Слабое место многих идеалистических систем заключалась в предании «субъекту», «сознанию», «духу» излишнего количества активных функций, которых можно бы было с тем же успехом приписать и объекту, материи, бытию. Аристотель в «Метафизике» отмечал, что в тех случаях, когда философы-досократики выводили бытие из двух начал, то второе начало, как правило обладало функцией причины движения.   Сам  Аристотель считал душу – причиной движения: самопроизвольным движением могли обладать только одушевленные тела, связь Души с разумом была для Аристотеля, кажется менее значимым обстоятельством, чем ее связь с движением. Блаженный Августин, идя вслед за Аристотелем, и кажется, предопределяя появление кибернетики,  определял душу как субстанцию, предназначенную для управления телом. В Новое и Новейшее время Дух и сознание иногда объявляли причиной сложных материальных процессов, например жизни. У Бергсона сознание является движущей силой биологической эволюции.
Именно это чрезмерная перегрузка духовного начала функциями по организации материальных процессов сделали философский дуализм чрезвычайно уязвимым перед лицом развития науки. Дело в том, что развитие многих научных парадигм – психологии, физиологии, кибернетики, синергетики и т.д. – долгое время было направлено на то, чтобы постепенно забирать все больше видов активности из компетенции  сознания, духа и вообще идеалистической философии и придавать им статус объективных, в основном материальных процессов. В 30-х годах ХХ века Николай Лосский  в качестве аргумента против материализма указывал на ту бурю страстей и материальных действий, которые последовали за расклейкой манифеста об объявлении мировой войны. Как материальное явление, т.е. как кусок бумаги с пятнами  типографской краски манифест, по мнению Лосского, не мог произвести таких последствий. Сегодня таинственная эффективность манифеста  была бы объяснена с помощью таких объективистских понятий, как «информационные процессы», «управляющие воздействия», «коды», «синергетические эффекты» и.т.д. Данная антиидеалистическая, объективирующая психическую активность тенденция в развитии науки позволяет переинтерпретировать в стиле раннего стоицизма любые резонные аргументы в пользу существования духа как активного и творческого начала. Стоики, как известно, также разделяли пассивную материю и творческий Логос, однако Логос у стоиков был все-таки телесной субстанцией – хотя это была «тонкая» и «чистая» телесность. 

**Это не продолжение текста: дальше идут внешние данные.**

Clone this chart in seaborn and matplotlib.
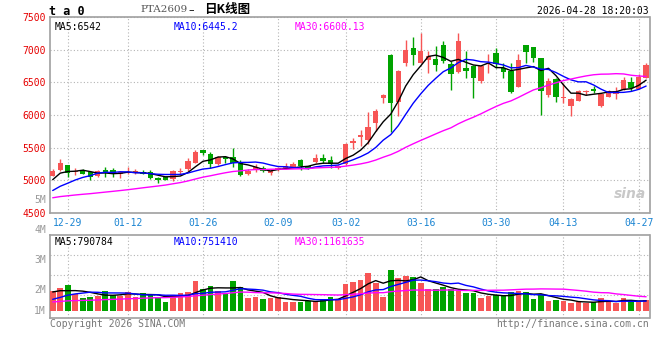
import numpy as np
import pandas as pd
import matplotlib
matplotlib.use('Agg')
import matplotlib.pyplot as plt
import seaborn as sns

# daily bars, PTA2609, 2025-12-25 .. 2026-04-28
dates = ['12-25', '12-26', '12-29', '12-30', '12-31',
         '01-05', '01-06', '01-07', '01-08', '01-09',
         '01-12', '01-13', '01-14', '01-15', '01-16',
         '01-19', '01-20', '01-21', '01-22', '01-23',
         '01-26', '01-27', '01-28', '01-29', '01-30',
         '02-02', '02-03', '02-04', '02-05', '02-06',
         '02-09', '02-10', '02-11', '02-12', '02-13',
         '02-24', '02-25', '02-26', '02-27',
         '03-02', '03-03', '03-04', '03-05', '03-06',
         '03-09', '03-10', '03-11', '03-12', '03-13',
         '03-16', '03-17', '03-18', '03-19', '03-20',
         '03-23', '03-24', '03-25', '03-26', '03-27',
         '03-30', '03-31', '04-01', '04-02', '04-03',
         '04-07', '04-08', '04-09', '04-10',
         '04-13', '04-14', '04-15', '04-16', '04-17',
         '04-20', '04-21', '04-22', '04-23', '04-24',
         '04-27', '04-28']

open_ = [5070, 5160, 5230, 5120, 5160, 5120, 5060, 5165, 5160, 5100,
         5110, 5125, 5130, 5130, 5040, 5045, 5020, 5135, 5172, 5265,
         5465, 5405, 5250, 5350, 5355, 5285, 5100, 5160, 5195, 5110,
         5165, 5190, 5210, 5315, 5215, 5285, 5340, 5315, 5190, 5245,
         5565, 5670, 5610, 5870, 6262, 6925, 6200, 6797, 7025, 6797,
         6835, 6858, 7077, 6780, 6660, 6720, 6745, 6515, 6850, 6955,
         6715, 6680, 6435, 7070, 7035, 6870, 6307, 6550, 6255, 6140,
         6220, 6350, 6400, 6135, 6280, 6328, 6390, 6505, 6400, 6565]
high = [5180, 5320, 5240, 5185, 5170, 5130, 5160, 5210, 5190, 5150,
        5210, 5170, 5160, 5160, 5050, 5055, 5160, 5190, 5340, 5460,
        5470, 5430, 5380, 5380, 5490, 5310, 5180, 5250, 5215, 5180,
        5200, 5265, 5285, 5325, 5225, 5405, 5400, 5365, 5240, 5570,
        5650, 5775, 6050, 6085, 6315, 6930, 6690, 7155, 7190, 7255,
        6975, 7050, 7130, 6825, 7255, 6975, 6770, 6770, 6935, 7020,
        6800, 6800, 6935, 7075, 7040, 6875, 6560, 6560, 6495, 6255,
        6380, 6390, 6440, 6330, 6380, 6425, 6580, 6580, 6620, 6800]
low = [5060, 5150, 5050, 5085, 5090, 5000, 5055, 5050, 5050, 5040,
       5100, 5090, 5095, 5020, 4965, 5000, 4990, 5090, 5140, 5260,
       5390, 5190, 5240, 5270, 5210, 5060, 5085, 5120, 5125, 5085,
       5150, 5180, 5200, 5165, 5180, 5270, 5265, 5190, 5175, 5235,
       5475, 5525, 5550, 5755, 6185, 5740, 5985, 6745, 6760, 6790,
       6645, 6670, 6800, 6390, 6640, 6565, 6260, 6495, 6650, 6715,
       6560, 6340, 6425, 6790, 6815, 6005, 6270, 6205, 6180, 5985,
       6210, 6300, 6330, 6130, 6270, 6250, 6385, 6365, 6395, 6560]
close = [5150, 5270, 5110, 5150, 5095, 5045, 5150, 5125, 5095, 5120,
         5135, 5130, 5100, 5030, 5000, 5010, 5145, 5145, 5300, 5440,
         5425, 5255, 5360, 5330, 5265, 5075, 5150, 5200, 5145, 5145,
         5190, 5220, 5250, 5225, 5190, 5345, 5300, 5250, 5225, 5550,
         5600, 5690, 5820, 6058, 6312, 6185, 6670, 7000, 6925, 6985,
         6900, 6770, 6825, 6630, 7130, 6680, 6565, 6750, 6858, 6780,
         6665, 6345, 6845, 6970, 6880, 6360, 6520, 6280, 6260, 6250,
         6360, 6360, 6360, 6325, 6360, 6372, 6540, 6415, 6578, 6762]
volume = [1575000, 1811000, 2073000, 1330000, 1024000, 1102000, 1207000, 1575000, 1286000, 1207000,
          1496000, 1102000, 1417000, 1260000, 1129000, 709000, 1260000, 1417000, 1496000, 2362000,
          1732000, 1969000, 1575000, 1444000, 2362000, 1890000, 1024000, 1102000, 945000, 1024000,
          1102000, 709000, 709000, 709000, 814000, 814000, 945000, 1102000, 945000, 2120000,
          2260000, 2415000, 2966000, 2205000, 1102000, 3202000, 2598000, 2756000, 2651000, 2205000,
          1706000, 1706000, 1890000, 1706000, 1549000, 1417000, 1417000, 1024000, 1181000, 1234000,
          1155000, 1496000, 1549000, 1496000, 919000, 1312000, 761000, 840000, 761000, 630000,
          709000, 630000, 709000, 1024000, 761000, 630000, 1024000, 761000, 761000, 840000]

# 29 sessions before the first bar, estimated from where the MA lines start
prev_close = [4720, 4750, 4780, 4770, 4760, 4790, 4770, 4740, 4760, 4750,
              4700, 4660, 4620, 4590, 4570, 4560, 4580, 4560, 4550, 4570,
              4620, 4640, 4660, 4700, 4770, 4770, 4985, 5125, 5020]
prev_volume = [620000, 680000, 640000, 700000, 660000, 600000, 720000, 650000, 630000, 690000,
               580000, 620000, 550000, 600000, 570000, 520000, 560000, 500000, 540000, 570000,
               300000, 320000, 340000, 360000, 380000, 1310000, 2070000, 1300000, 1240000]

tick_dates = ['12-29', '01-12', '01-26', '02-09', '03-02', '03-16', '03-30', '04-13', '04-27']
price_ticks = [4500, 5000, 5500, 6000, 6500, 7000, 7500]

RED = '#f75555'
GREEN = '#00a300'
GRID = '#b4b4b4'
FRAME = '#a0a0a0'
MONO = 'DejaVu Sans Mono'

sns.set_style('white')
plt.rcParams['font.family'] = [MONO, 'Noto Sans CJK SC']
plt.rcParams['font.size'] = 7

df = pd.DataFrame({'date': dates, 'open': open_, 'high': high, 'low': low,
                   'close': close, 'volume': volume})
df['i'] = np.arange(len(df))
df['dir'] = np.where(df['close'] >= df['open'], 'up', 'down')
df['vol_m'] = df['volume'] / 1e6
n_prev = len(prev_close)
all_close = pd.Series(prev_close + close)
all_vol = pd.Series(prev_volume + volume) / 1e6
for w in (5, 10, 30):
    df[f'ma{w}'] = all_close.rolling(w).mean().iloc[n_prev:].values
    df[f'vma{w}'] = all_vol.rolling(w).mean().iloc[n_prev:].values

W, H = 660, 360
fig = plt.figure(figsize=(W / 100, H / 100), dpi=100)
fig.patch.set_facecolor('white')
ax = fig.add_axes([50 / W, 1 - 213 / H, 599.5 / W, 196 / H])
axv = fig.add_axes([50 / W, 1 - 318 / H, 599.5 / W, 83.5 / H])

tick_pos = [dates.index(d) for d in tick_dates]
xlim = (-0.36, 79.45)
colors = df['dir'].map({'up': RED, 'down': GREEN})

# --- price panel
ax.vlines(df['i'], df['low'], df['high'], colors=colors, lw=1, zorder=3)
body_lo = df[['open', 'close']].min(axis=1)
body_h = (df['close'] - df['open']).abs().clip(lower=14)
ax.bar(df['i'], body_h, bottom=body_lo, width=0.72, color=colors, lw=0, zorder=4)
for col, c in (('ma5', 'black'), ('ma10', '#0000ff'), ('ma30', '#ff00ff')):
    sns.lineplot(data=df, x='i', y=col, color=c, lw=1.0, ax=ax, zorder=5)

ax.set_xlim(*xlim)
ax.set_ylim(4500, 7500)
ax.set_xticks(tick_pos)
ax.set_xticklabels(tick_dates, color='#1a84d2', fontsize=7)
ax.set_yticks(price_ticks)
ax.set_yticklabels([str(p) for p in price_ticks], color='#e60000', fontsize=7)
ax.tick_params(length=0, pad=3.5)
ax.tick_params(axis='y', pad=3.0)
ax.set_xlabel('')
ax.set_ylabel('')
ax.grid(True, color=GRID, lw=0.8, ls=(0, (1, 2)))
for s in ax.spines.values():
    s.set_color(FRAME)
    s.set_linewidth(1.2)

ax.text(0.007, 0.975, 'MA5:6542', transform=ax.transAxes, color='black', va='top', fontsize=7)
ax.text(0.207, 0.975, 'MA10:6445.2', transform=ax.transAxes, color='#0000ff', va='top', fontsize=7)
ax.text(0.408, 0.975, 'MA30:6600.13', transform=ax.transAxes, color='#ff00ff', va='top', fontsize=7)

# --- volume panel
axv.bar(df['i'], df['vol_m'], width=0.75, color=colors, lw=0, zorder=3)
for col, c in (('vma5', 'black'), ('vma10', '#0000ff'), ('vma30', '#ff00ff')):
    sns.lineplot(data=df, x='i', y=col, color=c, lw=1.0, ax=axv, zorder=5)

axv.set_xlim(*xlim)
axv.set_ylim(-7 / 12.7, 76.5 / 12.7)
axv.set_xticks(tick_pos)
axv.set_xticklabels([])
axv.set_yticks([16 / 12.7, 36 / 12.7, 56 / 12.7])
axv.set_yticklabels([])
axv.tick_params(length=0)
axv.set_xlabel('')
axv.set_ylabel('')
axv.grid(True, color=GRID, lw=0.8, ls=(0, (1, 2)))
for s in axv.spines.values():
    s.set_color(FRAME)
    s.set_linewidth(1.2)

axv.text(0.007, 0.97, 'MA5:790784', transform=axv.transAxes, color='black', va='top', fontsize=7)
axv.text(0.207, 0.97, 'MA10:751410', transform=axv.transAxes, color='#0000ff', va='top', fontsize=7)
axv.text(0.408, 0.97, 'MA30:1161635', transform=axv.transAxes, color='#ff00ff', va='top', fontsize=7)

# volume scale labels, as placed on the original
for lab, y in (('5M', 200), ('4M', 230.5), ('3M', 260), ('2M', 290), ('1M', 311)):
    fig.text(46 / W, 1 - y / H, lab, ha='right', va='center', color='#999999', fontsize=7)

# header / footer
fig.text(49 / W, 1 - 11.5 / H, 't a 0', ha='left', va='center', fontsize=8.5,
         fontweight='bold', color='black')
fig.text(140 / W, 1 - 10 / H, 'PTA2609', ha='left', va='center', fontsize=7.5,
         color='#555555', family='DejaVu Serif')
fig.text(188 / W, 1 - 10 / H, '–', ha='left', va='center', fontsize=8,
         color='black', family='DejaVu Sans')
fig.text(204 / W, 1 - 10 / H, '日K线图', ha='left', va='center', fontsize=9,
         fontweight='bold', color='black', family=['Noto Sans CJK SC', MONO])
fig.text(649 / W, 1 - 11 / H, '2026-04-28 18:20:03', ha='right', va='center',
         fontsize=7, color='black')
fig.text(50 / W, 1 - 324 / H, 'Copyright 2026 SINA.COM', ha='left', va='center',
         fontsize=7, color='#777777')
fig.text(649 / W, 1 - 324 / H, 'http://finance.sina.com.cn', ha='right', va='center',
         fontsize=7, color='#777777')
ax.text(0.995, 0.06, 'sina', transform=ax.transAxes, ha='right', va='bottom', fontsize=10,
        fontstyle='italic', fontweight='bold', color='#c8c8c8', family='DejaVu Sans', zorder=2)

fig.savefig('out.png', dpi=100)
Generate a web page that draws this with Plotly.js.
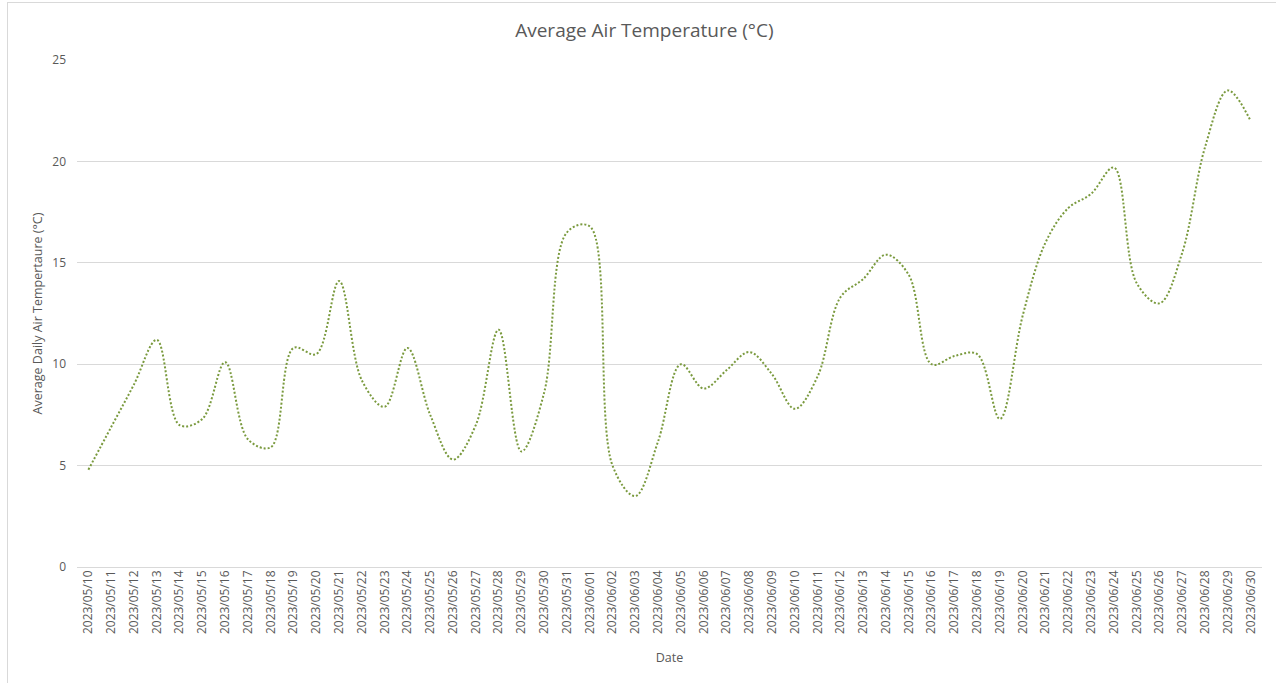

Однако, как бы ни оценивать успехи науки в моделировании  и объяснении функций психического, всем очевидно, что никакое моделирование пока не  может подступиться к объяснению главного отличительного свойства сознания, а именно способности сознавать – способности сознательно воспринимать.  Эту проблему обнаружил еще Плотин, который задолго до появления кибернетики пресек всякие попытки строить сложные структурные модели самосознания: «Утверждать, что познавать себя может только составное существо, благодаря  тому обстоятельству, что раз оно одной из своих частей может усматривать другие (как, например мы посредством чувственных восприятий  познаем свойства и формы тел), значит, не догадываться, что при таком положении дела как раз не может состояться самопознание в истинном смысле слова, а если и может, то лишь в том предположении, если часть познающая, мысля другие, соединенные с нею части, в то же самое время  мыслит и познает саму себя, так  как в противном случае может быть речь лишь о познании одной вещи совсем другой вещью, а не о познании вещи самой себя и через себя. Итак, следует или допустить, что начало простое тоже способно познавать само себя, и попытаться показать, как такое познание возможно или осуществимо, или совсем отказаться от убеждения, что, возможно, и есть самопознание в истинном смысле слова»[3].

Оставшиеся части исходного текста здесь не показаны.